Extract the whole listing as it stands. Do not include the pictures.
--- start of DATA FOR THIS TASK ---
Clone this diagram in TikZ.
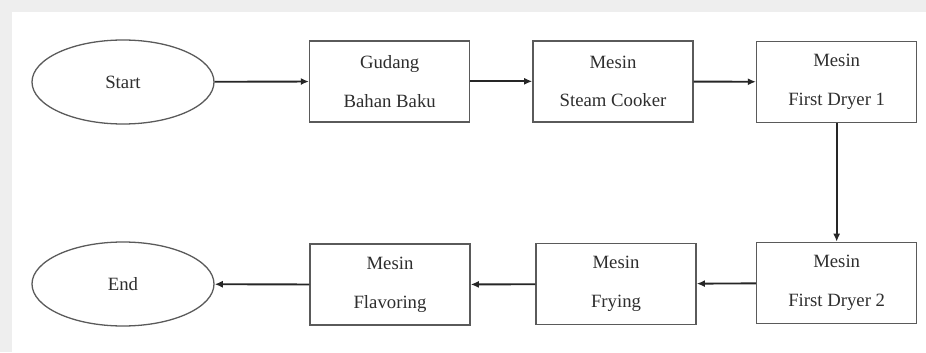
\documentclass[tikz,border=0pt]{standalone}
\usepackage{fontspec}
\setmainfont{Liberation Serif}
\usepackage{tikz}
\usetikzlibrary{arrows.meta,positioning,shapes.geometric}
\definecolor{edge}{HTML}{5A5A5A}
\definecolor{ink}{HTML}{2E2E2E}
\definecolor{frame}{HTML}{EEEEEE}

\begin{document}
\begin{tikzpicture}[x=1cm, y=1cm, every node/.style={font=\fontsize{16}{33}\selectfont, text=ink}]
  \tikzset{proc/.style={draw=edge, fill=white, line width=1.2pt, minimum width=4.8cm,
                        minimum height=2.43cm, align=center, inner sep=2pt},
           term/.style={ellipse, draw=edge, fill=white, line width=1.1pt, minimum width=5.46cm,
                        minimum height=2.52cm, inner sep=0pt},
           flow/.style={-{Latex[length=7pt,width=6pt]}, line width=1.6pt, black!85}}
  % page and grey frame
  \fill[frame] (0,0) rectangle (27.78,10.56);
  \fill[white] (0.36,0) rectangle (27.78,10.2);
  \useasboundingbox (0,0) rectangle (27.78,10.56);
  % top row
  \node[term] (start) at (3.69,8.1) {Start};
  \node[proc] (gudang) at (11.69,8.12) {Gudang\\Bahan Baku};
  \node[proc] (steam) at (18.39,8.12) {Mesin\\Steam Cooker};
  \node[proc] (dry1) at (25.1,8.1) {Mesin\\First Dryer 1};
  % bottom row
  \node[proc] (dry2) at (25.1,2.07) {Mesin\\First Dryer 2};
  \node[proc] (fry) at (18.48,2.04) {Mesin\\Frying};
  \node[proc] (flavor) at (11.7,2.02) {Mesin\\Flavoring};
  \node[term] (end) at (3.69,2.04) {End};
  \draw[flow] (start) -- (gudang);
  \draw[flow] (gudang) -- (steam);
  \draw[flow] (steam) -- (dry1);
  \draw[flow] (dry1) -- (dry2);
  \draw[flow] (dry2) -- (fry);
  \draw[flow] (fry) -- (flavor);
  \draw[flow] (flavor) -- (end);
\end{tikzpicture}
\end{document}
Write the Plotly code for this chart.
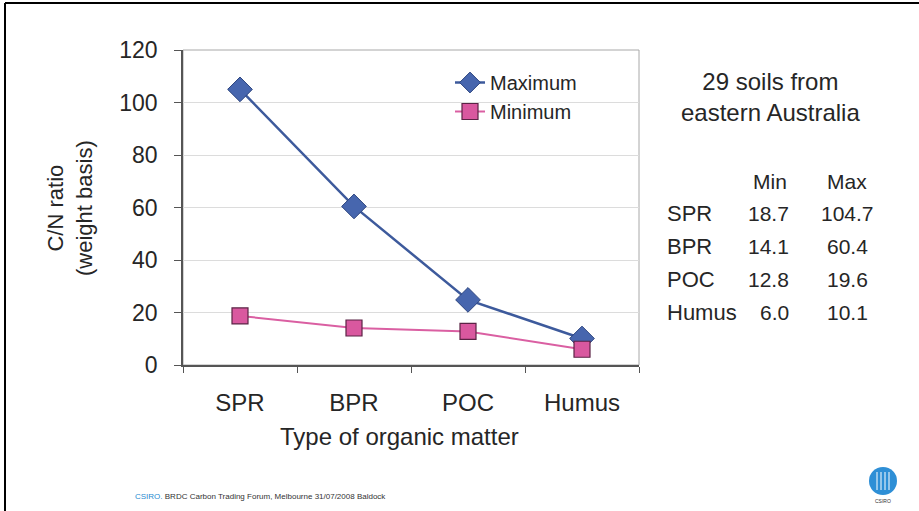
import plotly.graph_objects as go

# datos del gráfico
categorias = ["SPR", "BPR", "POC", "Humus"]
maximo = [105.0, 60.4, 24.8, 10.1]
minimo = [18.7, 14.1, 12.8, 6.0]

# tabla de la derecha (texto)
tabla_filas = ["SPR", "BPR", "POC", "Humus"]
tabla_min = ["18.7", "14.1", "12.8", "6.0"]
tabla_max = ["104.7", "60.4", "19.6", "10.1"]

W, H = 919, 511
L, R, T, B = 183, 639, 50, 365  # área de trazado en píxeles
FONT = "Arial, Liberation Sans, sans-serif"
AZUL = "#3D5A9C"
ROSA = "#DA5FA2"
TXT = "#262626"


def px(x):
    return (x - L) / (R - L)


def py(y):
    return (B - y) / (B - T)


def texto(fig, s, x, y, size, xa="center", ya="middle", color=TXT, angle=0):
    fig.add_annotation(text=s, xref="paper", yref="paper", x=px(x), y=py(y),
                       xanchor=xa, yanchor=ya, showarrow=False, textangle=angle,
                       font=dict(size=size, color=color, family=FONT))


fig = go.Figure()
fig.add_trace(go.Scatter(
    x=categorias, y=maximo, name="Maximum", mode="lines+markers",
    line=dict(color=AZUL, width=2.5),
    marker=dict(symbol="diamond", size=19, color="#4766AE",
                line=dict(color="#2E4680", width=1)),
))
fig.add_trace(go.Scatter(
    x=categorias, y=minimo, name="Minimum", mode="lines+markers",
    line=dict(color=ROSA, width=2),
    marker=dict(symbol="square", size=16, color="#D9589F",
                line=dict(color="#5B2345", width=1.2)),
))

fig.update_layout(
    width=W, height=H,
    margin=dict(l=L, r=W - R, t=T, b=H - B),
    paper_bgcolor="white", plot_bgcolor="white",
    font=dict(family=FONT, color=TXT),
    showlegend=True,
    legend=dict(x=px(450), y=py(63), xanchor="left", yanchor="top",
                font=dict(size=20, color=TXT), bgcolor="rgba(0,0,0,0)"),
)
fig.update_xaxes(
    type="category", range=[-0.5, len(categorias) - 0.5],
    showgrid=False, showline=True, linecolor="#555555",
    linewidth=1.5, ticks="outside", tickson="boundaries", ticklen=6,
    tickcolor="#555555", tickfont=dict(size=24, color=TXT),
    ticklabelstandoff=15,
)
fig.update_yaxes(
    range=[0, 120], dtick=20, showgrid=True, gridcolor="#DCDCDC",
    showline=True, linecolor="#555555", linewidth=1.5, ticks="outside",
    ticklen=7, tickcolor="#555555", tickfont=dict(size=23, color=TXT),
    ticklabelstandoff=12, zeroline=False,
)

# borde gris del área de trazado
fig.add_shape(type="rect", xref="paper", yref="paper", x0=0, x1=1, y0=0, y1=1,
              line=dict(color="#A8A8A8", width=1), layer="below")
# borde de la diapositiva
fig.add_shape(type="line", xref="paper", yref="paper", x0=px(5), x1=px(5),
              y0=py(3), y1=py(H + 5), line=dict(color="black", width=2))
fig.add_shape(type="line", xref="paper", yref="paper", x0=px(5), x1=px(W + 5),
              y0=py(3), y1=py(3), line=dict(color="black", width=2))

# títulos de ejes
texto(fig, "C/N ratio<br>(weight basis)", 70, 208, 22, angle=-90)
texto(fig, "Type of organic matter", 399, 436, 24)

# texto y tabla de la derecha
texto(fig, "29 soils from<br>eastern Australia", 770, 97, 24)
texto(fig, "Min", 770, 181, 21)
texto(fig, "Max", 847, 181, 21)
filas_y = [214, 246, 279, 312]
for fila, vmin, vmax, yy in zip(tabla_filas, tabla_min, tabla_max, filas_y):
    texto(fig, fila, 665, yy, 22, xa="left")
    texto(fig, vmin, 791, yy, 21, xa="right")
    texto(fig, vmax, 847, yy, 21)

# pie de página
texto(fig, "<span style='color:#1F8BD0'>CSIRO.</span> BRDC Carbon Trading Forum, "
      "Melbourne 31/07/2008 Baldock", 133, 496, 8, xa="left", color="#333333")

# logo CSIRO aproximado
fig.add_shape(type="circle", xref="paper", yref="paper", x0=px(869), x1=px(897),
              y0=py(495), y1=py(467), fillcolor="#2E8FD6",
              line=dict(color="#2E8FD6", width=0))
for xl in [877, 881, 885, 889]:
    fig.add_shape(type="line", xref="paper", yref="paper", x0=px(xl), x1=px(xl),
                  y0=py(490), y1=py(472), line=dict(color="white", width=1))
texto(fig, "CSIRO", 883, 501, 5, color="#333333")

# sin margen del <body>, para que la figura ocupe la ventana exacta
fig.write_html("out.html", config={"displayModeBar": False},
               post_script="document.body.style.margin='0';")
--- end of DATA FOR THIS TASK ---
_OUTPUT OF THE TASK:_
Clone this diagram in TikZ.
\documentclass[tikz,border=0pt]{standalone}
\usepackage{fontspec}
\setmainfont{Liberation Serif}
\usepackage{tikz}
\usetikzlibrary{arrows.meta,positioning,shapes.geometric}
\definecolor{edge}{HTML}{5A5A5A}
\definecolor{ink}{HTML}{2E2E2E}
\definecolor{frame}{HTML}{EEEEEE}

\begin{document}
\begin{tikzpicture}[x=1cm, y=1cm, every node/.style={font=\fontsize{16}{33}\selectfont, text=ink}]
  \tikzset{proc/.style={draw=edge, fill=white, line width=1.2pt, minimum width=4.8cm,
                        minimum height=2.43cm, align=center, inner sep=2pt},
           term/.style={ellipse, draw=edge, fill=white, line width=1.1pt, minimum width=5.46cm,
                        minimum height=2.52cm, inner sep=0pt},
           flow/.style={-{Latex[length=7pt,width=6pt]}, line width=1.6pt, black!85}}
  % page and grey frame
  \fill[frame] (0,0) rectangle (27.78,10.56);
  \fill[white] (0.36,0) rectangle (27.78,10.2);
  \useasboundingbox (0,0) rectangle (27.78,10.56);
  % top row
  \node[term] (start) at (3.69,8.1) {Start};
  \node[proc] (gudang) at (11.69,8.12) {Gudang\\Bahan Baku};
  \node[proc] (steam) at (18.39,8.12) {Mesin\\Steam Cooker};
  \node[proc] (dry1) at (25.1,8.1) {Mesin\\First Dryer 1};
  % bottom row
  \node[proc] (dry2) at (25.1,2.07) {Mesin\\First Dryer 2};
  \node[proc] (fry) at (18.48,2.04) {Mesin\\Frying};
  \node[proc] (flavor) at (11.7,2.02) {Mesin\\Flavoring};
  \node[term] (end) at (3.69,2.04) {End};
  \draw[flow] (start) -- (gudang);
  \draw[flow] (gudang) -- (steam);
  \draw[flow] (steam) -- (dry1);
  \draw[flow] (dry1) -- (dry2);
  \draw[flow] (dry2) -- (fry);
  \draw[flow] (fry) -- (flavor);
  \draw[flow] (flavor) -- (end);
\end{tikzpicture}
\end{document}
Write the Plotly code for this chart.
import plotly.graph_objects as go

# datos del gráfico
categorias = ["SPR", "BPR", "POC", "Humus"]
maximo = [105.0, 60.4, 24.8, 10.1]
minimo = [18.7, 14.1, 12.8, 6.0]

# tabla de la derecha (texto)
tabla_filas = ["SPR", "BPR", "POC", "Humus"]
tabla_min = ["18.7", "14.1", "12.8", "6.0"]
tabla_max = ["104.7", "60.4", "19.6", "10.1"]

W, H = 919, 511
L, R, T, B = 183, 639, 50, 365  # área de trazado en píxeles
FONT = "Arial, Liberation Sans, sans-serif"
AZUL = "#3D5A9C"
ROSA = "#DA5FA2"
TXT = "#262626"


def px(x):
    return (x - L) / (R - L)


def py(y):
    return (B - y) / (B - T)


def texto(fig, s, x, y, size, xa="center", ya="middle", color=TXT, angle=0):
    fig.add_annotation(text=s, xref="paper", yref="paper", x=px(x), y=py(y),
                       xanchor=xa, yanchor=ya, showarrow=False, textangle=angle,
                       font=dict(size=size, color=color, family=FONT))


fig = go.Figure()
fig.add_trace(go.Scatter(
    x=categorias, y=maximo, name="Maximum", mode="lines+markers",
    line=dict(color=AZUL, width=2.5),
    marker=dict(symbol="diamond", size=19, color="#4766AE",
                line=dict(color="#2E4680", width=1)),
))
fig.add_trace(go.Scatter(
    x=categorias, y=minimo, name="Minimum", mode="lines+markers",
    line=dict(color=ROSA, width=2),
    marker=dict(symbol="square", size=16, color="#D9589F",
                line=dict(color="#5B2345", width=1.2)),
))

fig.update_layout(
    width=W, height=H,
    margin=dict(l=L, r=W - R, t=T, b=H - B),
    paper_bgcolor="white", plot_bgcolor="white",
    font=dict(family=FONT, color=TXT),
    showlegend=True,
    legend=dict(x=px(450), y=py(63), xanchor="left", yanchor="top",
                font=dict(size=20, color=TXT), bgcolor="rgba(0,0,0,0)"),
)
fig.update_xaxes(
    type="category", range=[-0.5, len(categorias) - 0.5],
    showgrid=False, showline=True, linecolor="#555555",
    linewidth=1.5, ticks="outside", tickson="boundaries", ticklen=6,
    tickcolor="#555555", tickfont=dict(size=24, color=TXT),
    ticklabelstandoff=15,
)
fig.update_yaxes(
    range=[0, 120], dtick=20, showgrid=True, gridcolor="#DCDCDC",
    showline=True, linecolor="#555555", linewidth=1.5, ticks="outside",
    ticklen=7, tickcolor="#555555", tickfont=dict(size=23, color=TXT),
    ticklabelstandoff=12, zeroline=False,
)

# borde gris del área de trazado
fig.add_shape(type="rect", xref="paper", yref="paper", x0=0, x1=1, y0=0, y1=1,
              line=dict(color="#A8A8A8", width=1), layer="below")
# borde de la diapositiva
fig.add_shape(type="line", xref="paper", yref="paper", x0=px(5), x1=px(5),
              y0=py(3), y1=py(H + 5), line=dict(color="black", width=2))
fig.add_shape(type="line", xref="paper", yref="paper", x0=px(5), x1=px(W + 5),
              y0=py(3), y1=py(3), line=dict(color="black", width=2))

# títulos de ejes
texto(fig, "C/N ratio<br>(weight basis)", 70, 208, 22, angle=-90)
texto(fig, "Type of organic matter", 399, 436, 24)

# texto y tabla de la derecha
texto(fig, "29 soils from<br>eastern Australia", 770, 97, 24)
texto(fig, "Min", 770, 181, 21)
texto(fig, "Max", 847, 181, 21)
filas_y = [214, 246, 279, 312]
for fila, vmin, vmax, yy in zip(tabla_filas, tabla_min, tabla_max, filas_y):
    texto(fig, fila, 665, yy, 22, xa="left")
    texto(fig, vmin, 791, yy, 21, xa="right")
    texto(fig, vmax, 847, yy, 21)

# pie de página
texto(fig, "<span style='color:#1F8BD0'>CSIRO.</span> BRDC Carbon Trading Forum, "
      "Melbourne 31/07/2008 Baldock", 133, 496, 8, xa="left", color="#333333")

# logo CSIRO aproximado
fig.add_shape(type="circle", xref="paper", yref="paper", x0=px(869), x1=px(897),
              y0=py(495), y1=py(467), fillcolor="#2E8FD6",
              line=dict(color="#2E8FD6", width=0))
for xl in [877, 881, 885, 889]:
    fig.add_shape(type="line", xref="paper", yref="paper", x0=px(xl), x1=px(xl),
                  y0=py(490), y1=py(472), line=dict(color="white", width=1))
texto(fig, "CSIRO", 883, 501, 5, color="#333333")

# sin margen del <body>, para que la figura ocupe la ventana exacta
fig.write_html("out.html", config={"displayModeBar": False},
               post_script="document.body.style.margin='0';")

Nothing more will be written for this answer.